Após o fechamento do cais em 1831, muitos escravizados libertos e fugidos (que formaram os quilombos da Pedra do Sal e de Santo Cristo) estabeleceram-se na região do Valongo, que passou a ser conhecida como Pequena África devido à sua forte presença afro-brasileira. Tornou-se um lugar de resistência, onde culturas, religiões e tradições africanas foram preservadas e transmitidas para as gerações mais jovens em meio à opressão enfrentada pela população negra no Brasil durante e após a escravidão. Junto às atividades religiosas e culturais, o comércio e o entretenimento prosperaram na comunidade, que é considerada o berço do culto religioso africano no Rio e do samba.
Durante a Reforma Pereira Passos (um projeto de renovação urbana conduzido pelo prefeito Pereira Passos na década de 1900), o Cais da Imperatriz foi aterrado em 1904 — desaparecendo completamente — e a região do Valongo foi reformada, perdendo sua conexão física com a Baía de Guanabara. Entre as obras de revitalização realizadas pela Prefeitura, destacam-se a Praça do Comércio (nomeada em homenagem ao Jornal do Commercio) e o Jardim Suspenso do Valongo, um jardim de inspiração francesa para passeios de fim de tarde da alta sociedade carioca, projetado pelo paisagista Luís Rey e adornado com estátuas dos deuses gregos Minerva, Deméter, Ares e Hermes. Com o projeto de revitalização, a região foi gentrificada, e em 1920 a Pequena África foi desmantelada.
Devido às escavações realizadas durante o projeto Porto Maravilha, o Cais do Valongo foi redescoberto em 2011. Rapidamente, começaram os esforços de preservação, restauração e pesquisas arqueológicas e históricas, pois muitos amuletos e objetos religiosos do Congo, Angola e Moçambique foram encontrados junto aos vestígios do cais. O Cais do Valongo passou a ser protegido pelo Instituto do Patrimônio Histórico e Artístico Nacional (IPHAN) em 2012 e se tornou um Patrimônio Histórico do Rio de Janeiro em 2013, alcançando o status de Patrimônio Mundial da UNESCO em 2017.

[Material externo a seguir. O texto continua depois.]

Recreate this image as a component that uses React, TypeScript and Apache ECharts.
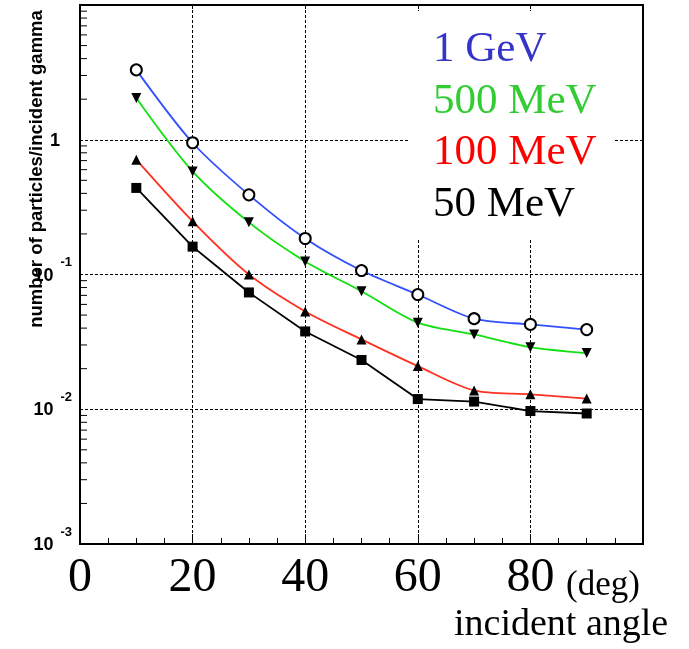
import React, { useEffect, useRef } from 'react';
import * as echarts from 'echarts';

const angles = [10, 20, 30, 40, 50, 60, 70, 80, 90];
const seriesNames = ['1 GeV', '500 MeV', '100 MeV', '50 MeV'];
const gev1 = [3.3, 0.95, 0.39, 0.185, 0.107, 0.071, 0.047, 0.0426, 0.039];
const mev500 = [2.04, 0.582, 0.244, 0.125, 0.0752, 0.0439, 0.0359, 0.0289, 0.0261];
const mev100 = [0.711, 0.248, 0.1, 0.0532, 0.033, 0.0209, 0.0138, 0.0129, 0.012];
const mev50 = [0.439, 0.161, 0.0736, 0.0378, 0.0232, 0.0119, 0.0114, 0.0097, 0.0093];
const xTickLabels = ['0', '20', '40', '60', '80'];
const yDecadeExponents = [-3, -2, -1, 0];
const minorMantissas = [2, 3, 4, 5, 6, 7, 8, 9];

const SERIF = '"Liberation Serif", "Times New Roman", serif';
const SANS = '"Liberation Sans", Arial, Helvetica, sans-serif';

export default function App() {
  const ref = useRef<HTMLDivElement>(null);
  useEffect(() => {
    const chart = echarts.init(ref.current!, null, { renderer: 'svg' });
    const allSeries = [gev1, mev500, mev100, mev50];
    const lineColors = ['#3050ff', '#10e010', '#ff3020', '#000000'];
    const textColors = ['#3434c8', '#33cc33', '#ff0000', '#000000'];
    const symbols = ['emptyCircle', 'triangle', 'triangle', 'rect'];
    const rotates = [0, 180, 0, 0];
    const sizes = [11, 10, 10, 10];
    const smooths = [0.3, 0.3, 0.3, false];

    const minorTicks: number[][] = [];
    yDecadeExponents.forEach((e) => {
      minorMantissas.forEach((m) => {
        minorTicks.push([0, m * Math.pow(10, e)]);
      });
    });

    const lineSeries = allSeries.map((vals, i) => ({
      type: 'line',
      name: seriesNames[i],
      data: angles.map((a, j) => [a, vals[j]]),
      smooth: smooths[i],
      symbol: symbols[i],
      symbolRotate: rotates[i],
      symbolSize: sizes[i],
      showAllSymbol: true,
      lineStyle: { color: lineColors[i], width: 1.8 },
      itemStyle: { color: '#000', borderColor: '#000', borderWidth: i === 0 ? 1.6 : 0 },
      z: 3,
    }));

    const legendTexts = seriesNames.map((n, i) => ({
      type: 'text',
      left: 433,
      top: 25 + i * 51.5,
      z: 20,
      style: { text: n, fill: textColors[i], font: `43px ${SERIF}` },
    }));

    chart.setOption({
      animation: false,
      grid: {
        left: 80,
        right: 46,
        top: 5,
        bottom: 105,
        show: true,
        borderColor: '#000',
        borderWidth: 2,
        backgroundColor: 'transparent',
      },
      xAxis: [
        {
          type: 'value',
          min: 0,
          max: 100,
          interval: 20,
          position: 'bottom',
          axisLine: { show: false },
          axisTick: { show: true, inside: true, length: 10, lineStyle: { color: '#000', width: 1 } },
          minorTick: { show: true, splitNumber: 4, length: 6, lineStyle: { color: '#000', width: 1 } },
          splitLine: { show: true, lineStyle: { color: '#000', width: 1, type: [3, 2] } },
          axisLabel: {
            margin: 6,
            color: '#000',
            fontSize: 48,
            fontFamily: SERIF,
            formatter: (v: number) => {
              const idx = [0, 20, 40, 60, 80].indexOf(v);
              return idx >= 0 ? xTickLabels[idx] : '';
            },
          },
        },
        {
          type: 'value',
          min: 0,
          max: 100,
          interval: 20,
          position: 'top',
          axisLine: { show: false },
          axisTick: { show: true, inside: true, length: 4, lineStyle: { color: '#000', width: 1 } },
          splitLine: { show: false },
          axisLabel: { show: false },
        },
      ],
      yAxis: {
        type: 'log',
        logBase: 10,
        min: 0.001,
        max: 10,
        axisLine: { show: false },
        axisTick: { show: false },
        splitLine: { show: true, lineStyle: { color: '#000', width: 1, type: [3, 2] } },
        axisLabel: {
          margin: 8,
          color: '#000',
          formatter: (v: number) => {
            const e = Math.round(Math.log10(v));
            if (yDecadeExponents.indexOf(e) < 0) return '';
            if (e === 0) return '{o|1}';
            return '{b|10}{s|' + e + '}';
          },
          rich: {
            o: { fontSize: 18, fontWeight: 'bold', fontFamily: SANS, color: '#000', padding: [0, 12, 0, 0] },
            b: { fontSize: 18, fontWeight: 'bold', fontFamily: SANS, color: '#000', verticalAlign: 'middle' },
            s: { fontSize: 13, fontWeight: 'bold', fontFamily: SANS, color: '#000', padding: [0, 0, 26, 7] },
          },
        },
      },
      series: [
        ...lineSeries,
        {
          type: 'custom',
          silent: true,
          clip: false,
          data: minorTicks,
          z: 4,
          renderItem: (params: any, api: any) => {
            const p = api.coord([api.value(0), api.value(1)]);
            return {
              type: 'line',
              shape: { x1: p[0], y1: p[1], x2: p[0] + 7, y2: p[1] },
              style: { stroke: '#000', lineWidth: 1 },
            };
          },
        },
      ],
      graphic: [
        {
          type: 'rect',
          z: 10,
          shape: { x: 410, y: 11, width: 205, height: 228 },
          style: { fill: '#fff' },
        },
        ...legendTexts,
        {
          type: 'text',
          z: 20,
          left: 566,
          top: 566,
          style: { text: '(deg)', fill: '#000', font: `35px ${SERIF}` },
        },
        {
          type: 'text',
          z: 20,
          left: 454,
          top: 603,
          style: { text: 'incident angle', fill: '#000', font: `38px ${SERIF}` },
        },
        {
          type: 'text',
          z: 20,
          x: 35,
          y: 169,
          rotation: Math.PI / 2,
          style: {
            text: 'number of particles/incident gamma',
            fill: '#000',
            font: `bold 18.5px ${SANS}`,
            align: 'center',
            verticalAlign: 'middle',
          },
        },
      ],
    });
    return () => chart.dispose();
  }, []);
  return <div ref={ref} style={{ position: 'fixed', left: 0, top: 0, width: 689, height: 649 }} />;
}
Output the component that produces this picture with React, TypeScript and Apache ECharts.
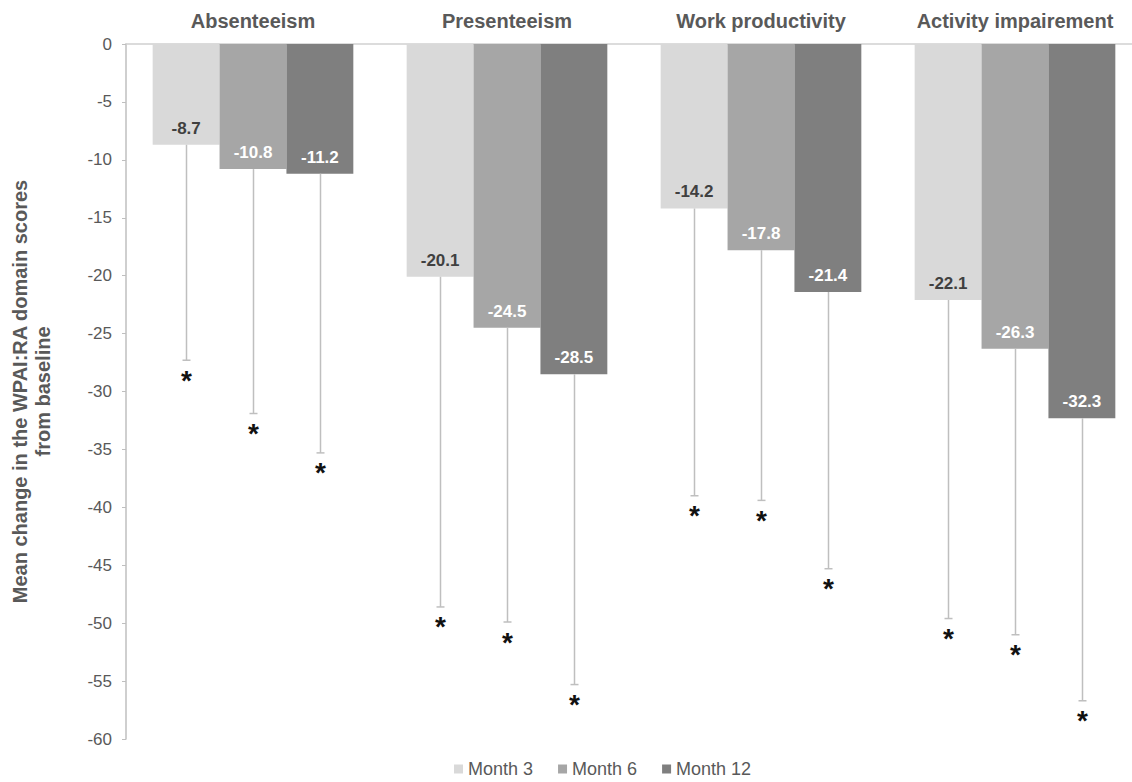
import React, { useEffect, useRef } from "react";
import * as echarts from "echarts";

const categories = ["Absenteeism", "Presenteeism", "Work productivity", "Activity impairement"];
const seriesNames = ["Month 3", "Month 6", "Month 12"];
const month3 = [-8.7, -20.1, -14.2, -22.1];
const month6 = [-10.8, -24.5, -17.8, -26.3];
const month12 = [-11.2, -28.5, -21.4, -32.3];
const month3Low = [-27.3, -48.6, -39.0, -49.6];
const month6Low = [-31.9, -49.9, -39.4, -51.0];
const month12Low = [-35.3, -55.3, -45.3, -56.7];
const yMin = -60;
const yMax = 0;
const yInterval = 5;

const barColors = ["#d9d9d9", "#a6a6a6", "#7f7f7f"];
const labelColors = ["#404040", "#ffffff", "#ffffff"];
const GAP = 0.21;
const FONT = "'Liberation Sans', Arial, sans-serif";

export default function App() {
  const ref = useRef<HTMLDivElement>(null);
  useEffect(() => {
    document.body.style.margin = "0";
    document.body.style.overflow = "hidden";
    const chart = echarts.init(ref.current!, null, { renderer: "svg" });
    const means = [month3, month6, month12];
    const lows = [month3Low, month6Low, month12Low];

    const barSeries = seriesNames.map((name, k) => ({
      name,
      type: "bar",
      data: means[k],
      barGap: "0%",
      barCategoryGap: GAP * 100 + "%",
      itemStyle: { color: barColors[k] },
      label: {
        show: true,
        position: "insideBottom",
        distance: 8,
        color: labelColors[k],
        fontWeight: "bold",
        fontSize: 17,
        fontFamily: FONT,
      },
      z: 2,
    }));

    const errSeries = seriesNames.map((name, k) => ({
      name: "err " + name,
      type: "custom",
      data: categories.map((_, i) => [i, means[k][i], lows[k][i]]),
      encode: { x: 0, y: [1, 2] },
      z: 3,
      renderItem: (params: any, api: any) => {
        const catW = api.size([1, 0])[0];
        const total = catW * (1 - GAP);
        const barW = total / 3;
        const offset = -total / 2 + barW * (k + 0.5);
        const top = api.coord([api.value(0), api.value(1)]);
        const bot = api.coord([api.value(0), api.value(2)]);
        const x = Math.round(top[0] + offset) + 0.5;
        const lineStyle = { stroke: "#bfbfbf", lineWidth: 1.5 };
        return {
          type: "group",
          children: [
            { type: "line", shape: { x1: x, y1: top[1], x2: x, y2: bot[1] }, style: lineStyle },
            { type: "line", shape: { x1: x - 4, y1: bot[1], x2: x + 4, y2: bot[1] }, style: lineStyle },
            {
              type: "text",
              x: x,
              y: bot[1] + 20,
              style: {
                text: "*",
                fill: "#111111",
                font: "bold 28px " + FONT,
                align: "center",
                verticalAlign: "middle",
              },
            },
          ],
        };
      },
    }));

    chart.setOption({
      animation: false,
      textStyle: { fontFamily: FONT },
      grid: { left: 126, top: 44, width: 1016, height: 695, containLabel: false },
      legend: {
        data: seriesNames,
        left: 449,
        top: 755,
        itemWidth: 9,
        itemHeight: 9,
        itemGap: 25,
        icon: "rect",
        textStyle: { color: "#595959", fontSize: 18, fontFamily: FONT },
      },
      xAxis: {
        type: "category",
        data: categories,
        position: "top",
        axisLine: { show: true, lineStyle: { color: "#d0d0d0", width: 1.5 } },
        axisTick: { show: false },
        axisLabel: {
          interval: 0,
          hideOverlap: false,
          color: "#595959",
          fontWeight: "bold",
          fontSize: 20,
          margin: 13,
          fontFamily: FONT,
        },
      },
      yAxis: {
        type: "value",
        min: yMin,
        max: yMax,
        interval: yInterval,
        name: "Mean change in the WPAI:RA domain scores\nfrom baseline",
        nameLocation: "middle",
        nameGap: 72,
        nameTextStyle: {
          color: "#595959",
          fontWeight: "bold",
          fontSize: 20,
          lineHeight: 23,
          fontFamily: FONT,
        },
        axisLine: { show: true, lineStyle: { color: "#bfbfbf", width: 1.5 } },
        axisTick: { show: true, length: 4, lineStyle: { color: "#bfbfbf" } },
        splitLine: { show: false },
        axisLabel: { color: "#595959", fontSize: 17, margin: 14, fontFamily: FONT },
      },
      series: [...barSeries, ...errSeries],
    });
    return () => chart.dispose();
  }, []);
  return <div ref={ref} style={{ width: 1160, height: 782 }} />;
}
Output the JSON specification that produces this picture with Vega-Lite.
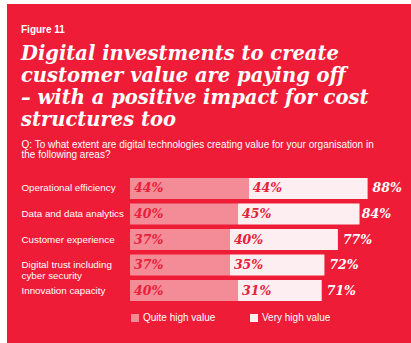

Hoje em dia, o Cais do Valongo faz parte do Circuito Histórico e Arqueológico de Celebração da Herança Africana do Rio de Janeiro, que se estende pela área da Pequena África. Esse circuito inclui o Jardim Suspenso do Valongo, a Pedra do Sal (antigo quilombo, amplamente conhecida por suas rodas de samba, preservando a memória e a importância cultural da música), o Largo do Depósito (uma praça com armazéns de comerciantes de escravos que funcionavam como lojas de escravos), o Centro Cultural José Bonifácio (uma mansão inaugurada em 1877 pelo Imperador D. Pedro II e nomeada em homenagem ao Patriarca da Independência, José Bonifácio, onde funcionou a primeira escola pública do Brasil até 1966 e, desde 1986, serve como centro cultural para a cultura e memória afro-brasileira, tendo sido reformado e reinaugurado em 2013 pelo prefeito Eduardo Paes), e o Cemitério dos Pretos Novos. Juntos, esses locais comemoram e celebram marcos significativos da resistência, cultura e herança das comunidades afro-brasileiras na Região Portuária do Rio de Janeiro.